▸ **PROVIDED MATERIAL**:

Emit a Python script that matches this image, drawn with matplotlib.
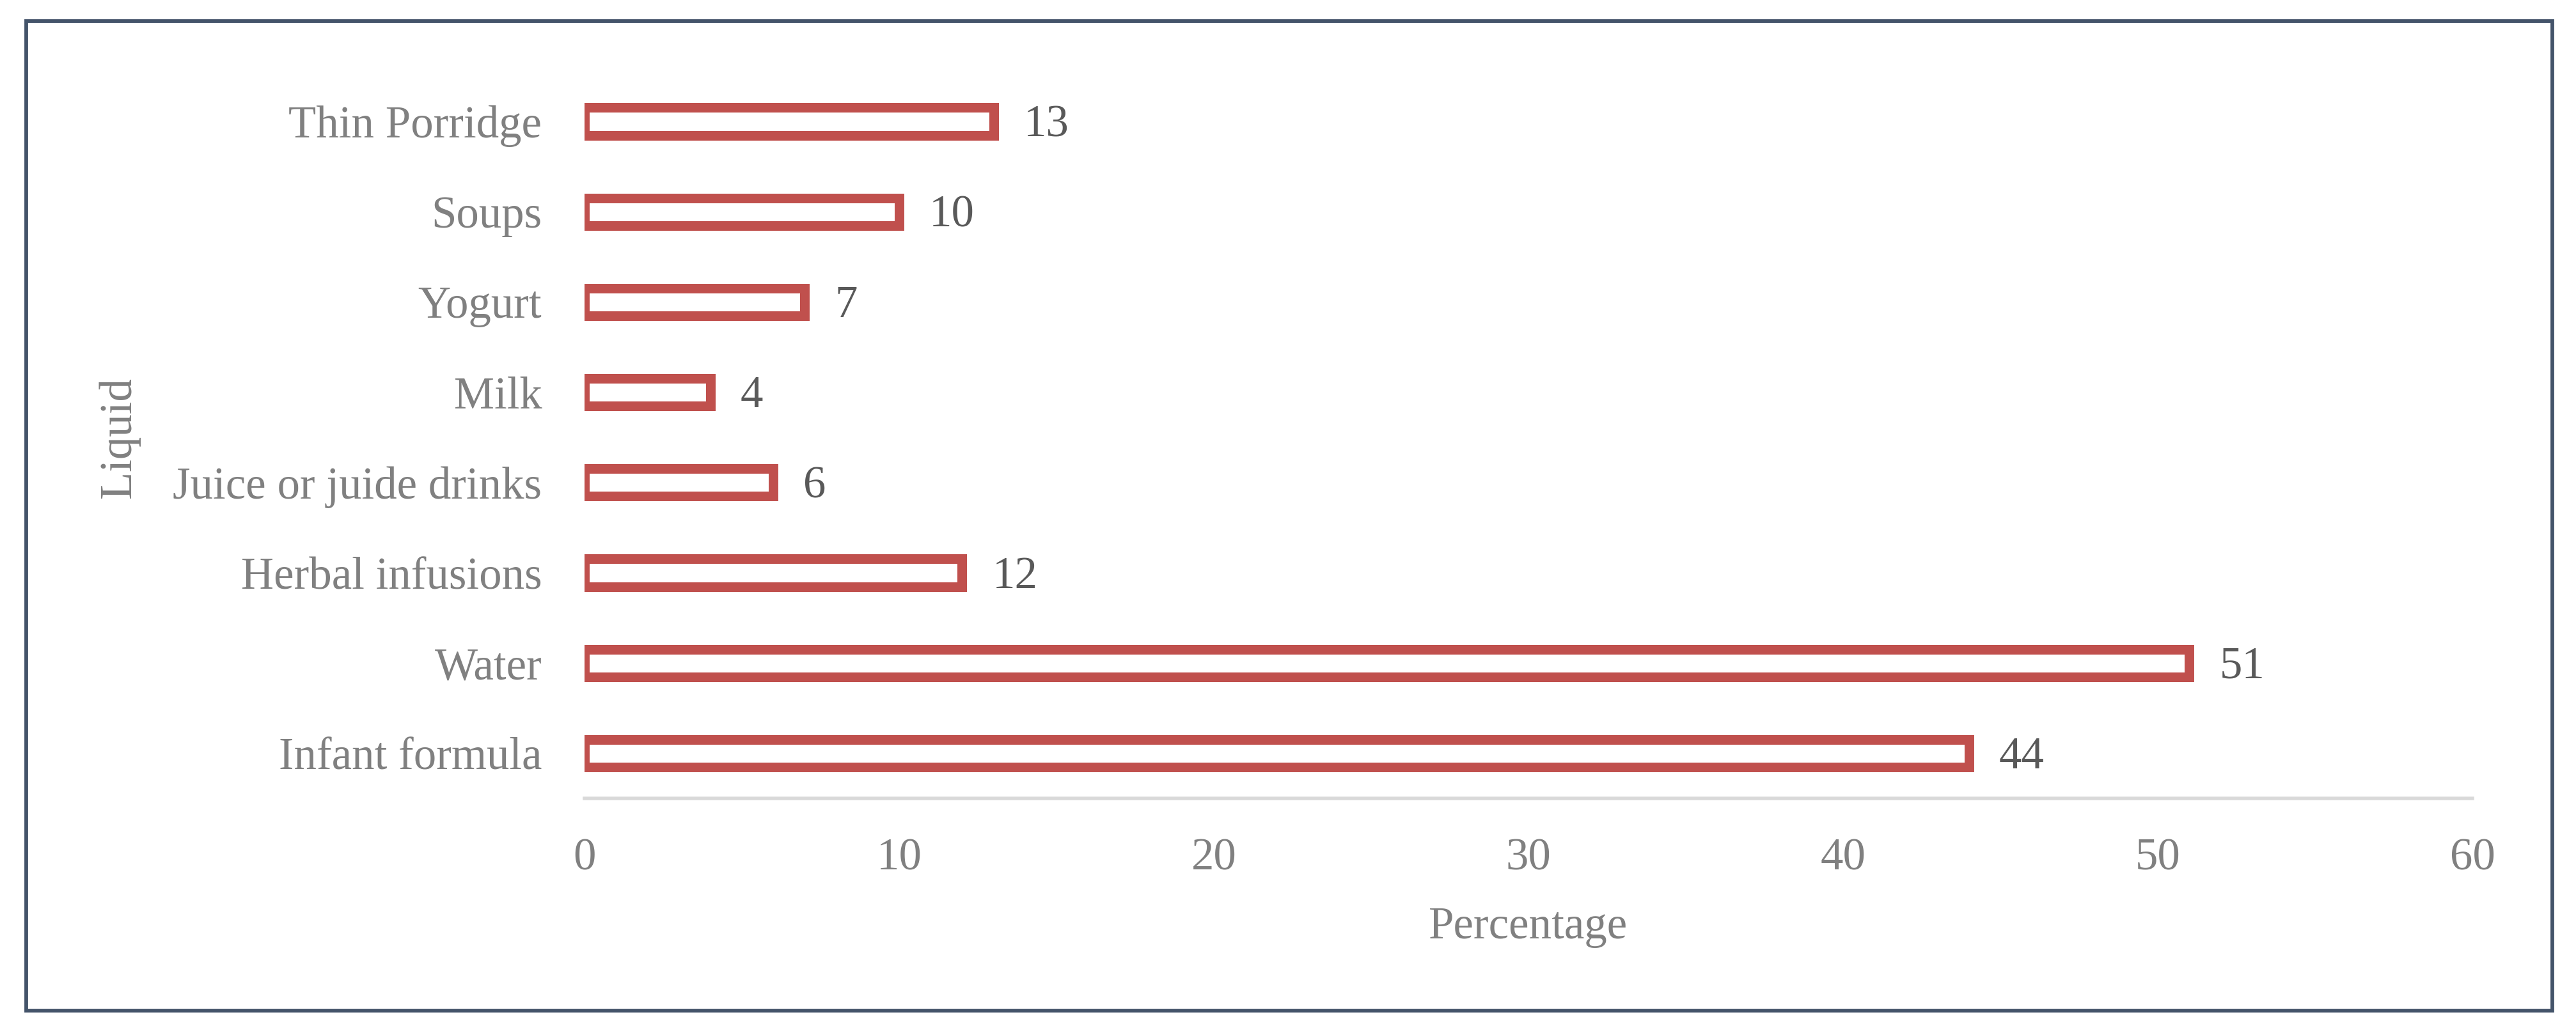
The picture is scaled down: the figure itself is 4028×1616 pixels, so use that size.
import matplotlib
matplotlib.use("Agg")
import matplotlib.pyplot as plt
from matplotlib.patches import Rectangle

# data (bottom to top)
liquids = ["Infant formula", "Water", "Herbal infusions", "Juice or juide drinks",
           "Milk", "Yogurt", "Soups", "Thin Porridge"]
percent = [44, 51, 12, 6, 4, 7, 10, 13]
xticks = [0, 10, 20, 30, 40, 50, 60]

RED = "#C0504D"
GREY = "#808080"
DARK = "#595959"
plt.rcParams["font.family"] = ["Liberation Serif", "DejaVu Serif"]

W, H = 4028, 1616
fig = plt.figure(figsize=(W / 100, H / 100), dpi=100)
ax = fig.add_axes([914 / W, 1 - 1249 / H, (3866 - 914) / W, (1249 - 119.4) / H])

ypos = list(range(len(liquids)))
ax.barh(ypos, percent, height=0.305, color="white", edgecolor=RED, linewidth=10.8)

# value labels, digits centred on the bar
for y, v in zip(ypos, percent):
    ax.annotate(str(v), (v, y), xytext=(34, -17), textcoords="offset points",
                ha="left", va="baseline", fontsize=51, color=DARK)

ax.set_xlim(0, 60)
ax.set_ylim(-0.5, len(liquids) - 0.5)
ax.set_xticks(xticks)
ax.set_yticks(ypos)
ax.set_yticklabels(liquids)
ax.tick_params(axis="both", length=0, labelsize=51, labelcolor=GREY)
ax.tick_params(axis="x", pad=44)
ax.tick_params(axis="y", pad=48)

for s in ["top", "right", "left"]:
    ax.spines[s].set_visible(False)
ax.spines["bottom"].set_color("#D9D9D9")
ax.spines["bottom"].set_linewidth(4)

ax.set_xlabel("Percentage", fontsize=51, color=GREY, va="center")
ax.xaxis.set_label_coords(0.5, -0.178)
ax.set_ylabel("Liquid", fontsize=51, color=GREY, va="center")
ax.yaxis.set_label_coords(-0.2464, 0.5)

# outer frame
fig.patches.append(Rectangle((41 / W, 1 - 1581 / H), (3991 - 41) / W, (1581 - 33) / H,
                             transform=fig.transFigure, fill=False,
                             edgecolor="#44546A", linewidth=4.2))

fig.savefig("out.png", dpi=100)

▸ **INSTRUCTIONS FOR THE TASK**: Write out the whole listing again, exactly, with no pictures.

▸ **SOLVED PROBLEM**:
Emit a Python script that matches this image, drawn with matplotlib.
The picture is scaled down: the figure itself is 4028×1616 pixels, so use that size.
import matplotlib
matplotlib.use("Agg")
import matplotlib.pyplot as plt
from matplotlib.patches import Rectangle

# data (bottom to top)
liquids = ["Infant formula", "Water", "Herbal infusions", "Juice or juide drinks",
           "Milk", "Yogurt", "Soups", "Thin Porridge"]
percent = [44, 51, 12, 6, 4, 7, 10, 13]
xticks = [0, 10, 20, 30, 40, 50, 60]

RED = "#C0504D"
GREY = "#808080"
DARK = "#595959"
plt.rcParams["font.family"] = ["Liberation Serif", "DejaVu Serif"]

W, H = 4028, 1616
fig = plt.figure(figsize=(W / 100, H / 100), dpi=100)
ax = fig.add_axes([914 / W, 1 - 1249 / H, (3866 - 914) / W, (1249 - 119.4) / H])

ypos = list(range(len(liquids)))
ax.barh(ypos, percent, height=0.305, color="white", edgecolor=RED, linewidth=10.8)

# value labels, digits centred on the bar
for y, v in zip(ypos, percent):
    ax.annotate(str(v), (v, y), xytext=(34, -17), textcoords="offset points",
                ha="left", va="baseline", fontsize=51, color=DARK)

ax.set_xlim(0, 60)
ax.set_ylim(-0.5, len(liquids) - 0.5)
ax.set_xticks(xticks)
ax.set_yticks(ypos)
ax.set_yticklabels(liquids)
ax.tick_params(axis="both", length=0, labelsize=51, labelcolor=GREY)
ax.tick_params(axis="x", pad=44)
ax.tick_params(axis="y", pad=48)

for s in ["top", "right", "left"]:
    ax.spines[s].set_visible(False)
ax.spines["bottom"].set_color("#D9D9D9")
ax.spines["bottom"].set_linewidth(4)

ax.set_xlabel("Percentage", fontsize=51, color=GREY, va="center")
ax.xaxis.set_label_coords(0.5, -0.178)
ax.set_ylabel("Liquid", fontsize=51, color=GREY, va="center")
ax.yaxis.set_label_coords(-0.2464, 0.5)

# outer frame
fig.patches.append(Rectangle((41 / W, 1 - 1581 / H), (3991 - 41) / W, (1581 - 33) / H,
                             transform=fig.transFigure, fill=False,
                             edgecolor="#44546A", linewidth=4.2))

fig.savefig("out.png", dpi=100)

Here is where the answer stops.